• _Stated goal_
Filter the data for lines with the word "this", then copy every line so identified.

• _Exercise inputs_
>> begin

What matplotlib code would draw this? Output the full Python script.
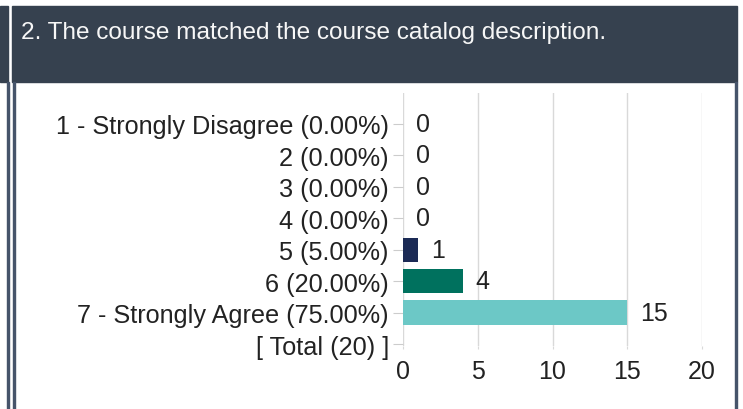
import matplotlib
matplotlib.use("Agg")
import matplotlib.pyplot as plt
from matplotlib.patches import Rectangle

plt.rcParams['font.family'] = ['Liberation Sans', 'DejaVu Sans']

title = "2. The course matched the course catalog description."
categories = ["1 - Strongly Disagree (0.00%)", "2 (0.00%)", "3 (0.00%)", "4 (0.00%)",
              "5 (5.00%)", "6 (20.00%)", "7 - Strongly Agree (75.00%)", "[ Total (20) ]"]
counts = [0, 0, 0, 0, 1, 4, 15]
bar_colors = ["#1b2a55", "#1b2a55", "#1b2a55", "#1b2a55", "#1b2a55", "#00715e", "#6cc8c6"]
x_ticks = [0, 5, 10, 15, 20]

W, H = 743, 410
fig = plt.figure(figsize=(W / 100, H / 100), dpi=100)
fig.patch.set_facecolor("white")

def fx(px):
    return px / W

def fy(py):
    return 1 - py / H

header_col = "#36414f"
line_col = "#46546a"
# header band
fig.patches.append(Rectangle((fx(12), fy(83)), fx(737) - fx(12), fy(7) - fy(83),
                             transform=fig.transFigure, color=header_col, zorder=0))
fig.patches.append(Rectangle((fx(0), fy(83)), fx(8), fy(7) - fy(83),
                             transform=fig.transFigure, color=header_col, zorder=0))
# border lines below header
for x0, x1 in [(7, 9), (13, 15), (735, 737)]:
    fig.patches.append(Rectangle((fx(x0), 0), fx(x1) - fx(x0), fy(83),
                                 transform=fig.transFigure, color=line_col, zorder=0))

fig.text(fx(21), fy(33.5), title, color="#f7f7f7", fontsize=17.6,
         ha="left", va="center")

ax = fig.add_axes([fx(403), fy(346.7), fx(702) - fx(403), fy(93.5) - fy(346.7)])
ypos = list(range(len(categories)))
ax.barh(ypos[:len(counts)], counts, height=0.78, color=bar_colors, zorder=2)
for y, v in zip(ypos, counts):
    ax.annotate(str(v), xy=(v, y), xytext=(13 * 0.72, 0), textcoords="offset points",
                ha="left", va="center", fontsize=18, color="#222222")

ax.set_xlim(0, 20)
ax.set_ylim(7.05, -1.0)
ax.set_xticks(x_ticks)
ax.set_yticks(ypos)
ax.set_yticklabels(categories)
ax.grid(axis="x", color="#d9d9d9", linewidth=1, zorder=0)
for s in ax.spines.values():
    s.set_visible(False)
ax.tick_params(axis="y", length=7.2, width=0.8, color="#cccccc", pad=2.9,
               labelsize=18.2, labelcolor="#222222")
ax.tick_params(axis="x", length=2.5, width=0.8, color="#d9d9d9", pad=7.2,
               labelsize=18, labelcolor="#222222")

fig.savefig("out.png", dpi=100, facecolor="white")
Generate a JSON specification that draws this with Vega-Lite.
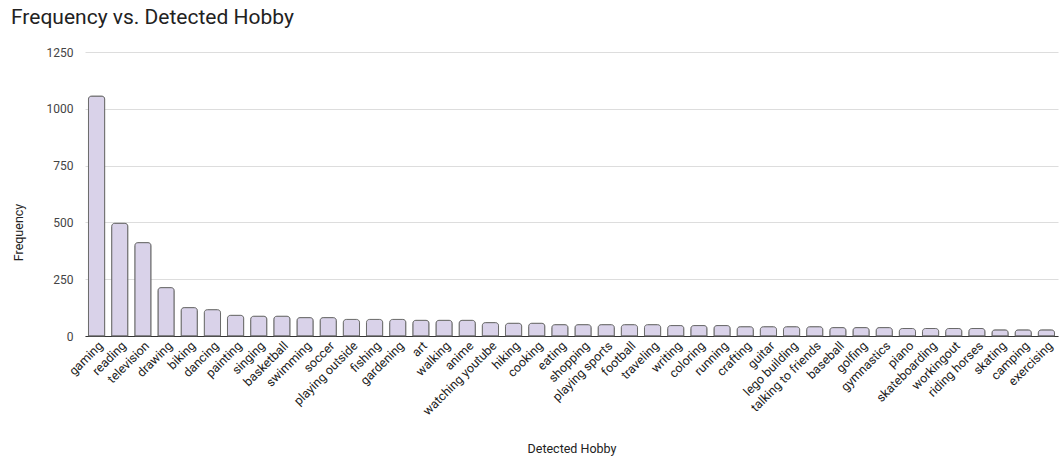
{
  "$schema": "https://vega.github.io/schema/vega-lite/v6.json",
  "width": 973,
  "height": 284,
  "autosize": {"type": "none"},
  "padding": {"left": 85, "top": 52, "right": 1, "bottom": 123},
  "background": "#ffffff",
  "config": {
    "font": "Roboto",
    "view": {"stroke": null}
  },
  "title": {
    "text": "Frequency vs. Detected Hobby",
    "anchor": "start",
    "frame": "group",
    "dx": -74,
    "offset": 18,
    "fontSize": 21,
    "fontWeight": "normal",
    "color": "#222222",
    "font": "Roboto"
  },
  "data": {
    "values": [
      {"hobby": "gaming", "freq": 1056},
      {"hobby": "reading", "freq": 496},
      {"hobby": "television", "freq": 411},
      {"hobby": "drawing", "freq": 213},
      {"hobby": "biking", "freq": 125},
      {"hobby": "dancing", "freq": 116},
      {"hobby": "painting", "freq": 91},
      {"hobby": "singing", "freq": 87},
      {"hobby": "basketball", "freq": 87},
      {"hobby": "swimming", "freq": 81},
      {"hobby": "soccer", "freq": 81},
      {"hobby": "playing outside", "freq": 73},
      {"hobby": "fishing", "freq": 73},
      {"hobby": "gardening", "freq": 73},
      {"hobby": "art", "freq": 69},
      {"hobby": "walking", "freq": 69},
      {"hobby": "anime", "freq": 69},
      {"hobby": "watching youtube", "freq": 59},
      {"hobby": "hiking", "freq": 56},
      {"hobby": "cooking", "freq": 56},
      {"hobby": "eating", "freq": 50},
      {"hobby": "shopping", "freq": 50},
      {"hobby": "playing sports", "freq": 50},
      {"hobby": "football", "freq": 50},
      {"hobby": "traveling", "freq": 50},
      {"hobby": "writing", "freq": 46},
      {"hobby": "coloring", "freq": 46},
      {"hobby": "running", "freq": 46},
      {"hobby": "crafting", "freq": 41},
      {"hobby": "guitar", "freq": 41},
      {"hobby": "lego building", "freq": 41},
      {"hobby": "talking to friends", "freq": 41},
      {"hobby": "baseball", "freq": 37},
      {"hobby": "golfing", "freq": 37},
      {"hobby": "gymnastics", "freq": 37},
      {"hobby": "piano", "freq": 33},
      {"hobby": "skateboarding", "freq": 33},
      {"hobby": "workingout", "freq": 33},
      {"hobby": "riding horses", "freq": 33},
      {"hobby": "skating", "freq": 27},
      {"hobby": "camping", "freq": 27},
      {"hobby": "exercising", "freq": 27}
    ]
  },
  "mark": {
    "type": "bar",
    "fill": "#d9d2e9",
    "stroke": "#6a6a6a",
    "strokeWidth": 1,
    "cornerRadiusTopLeft": 3,
    "cornerRadiusTopRight": 3
  },
  "encoding": {
    "x": {
      "field": "hobby",
      "type": "nominal",
      "sort": null,
      "scale": {"paddingInner": 0.3, "paddingOuter": 0.15},
      "axis": {
        "title": "Detected Hobby",
        "titleFont": "Roboto",
        "titleFontSize": 12.5,
        "titleFontWeight": "normal",
        "titleColor": "#222222",
        "titleBaseline": "middle",
        "titleY": 112,
        "labelAngle": -45,
        "labelAlign": "right",
        "labelBaseline": "top",
        "labelFontSize": 12.5,
        "labelColor": "#222222",
        "labelPadding": 3,
        "labelOverlap": false,
        "ticks": false,
        "domainColor": "#333333",
        "domainWidth": 1,
        "grid": false
      }
    },
    "y": {
      "field": "freq",
      "type": "quantitative",
      "scale": {"domain": [0, 1250], "nice": false},
      "axis": {
        "title": "Frequency",
        "titleFont": "Roboto",
        "titleFontSize": 12.5,
        "titleFontWeight": "normal",
        "titleColor": "#222222",
        "titleAngle": -90,
        "titleAlign": "center",
        "titleBaseline": "middle",
        "titleX": -67,
        "titleY": 180,
        "values": [0, 250, 500, 750, 1000, 1250],
        "format": "d",
        "labelFontSize": 12,
        "labelColor": "#444444",
        "labelPadding": 12,
        "ticks": false,
        "domain": false,
        "grid": true,
        "gridColor": "#dddddd",
        "gridWidth": 1
      }
    }
  }
}
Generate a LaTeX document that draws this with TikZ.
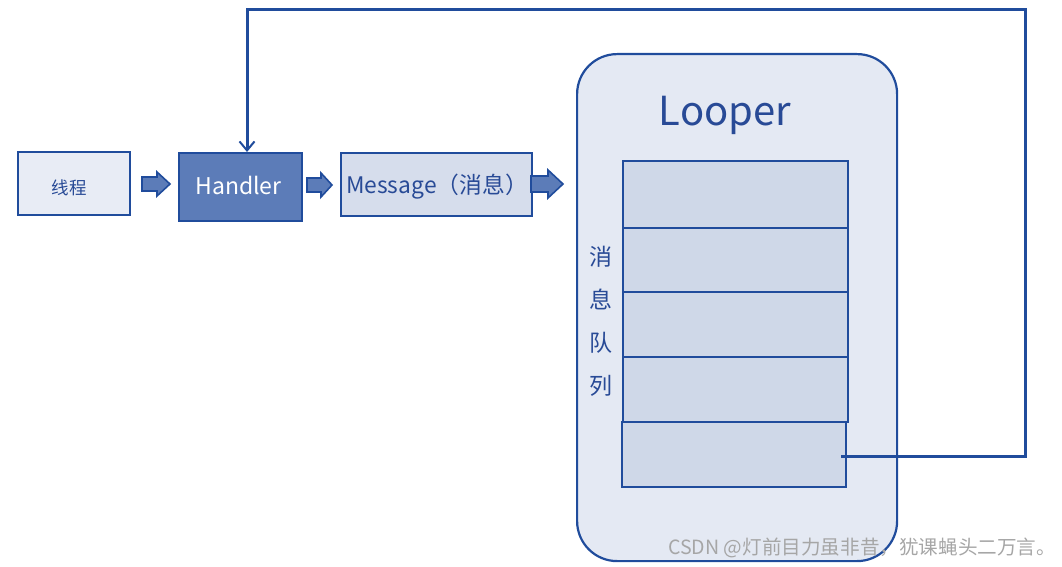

>> end

• _Worked solution_
What matplotlib code would draw this? Output the full Python script.
Generate a JSON specification that draws this with Vega-Lite.
Generate a LaTeX document that draws this with TikZ.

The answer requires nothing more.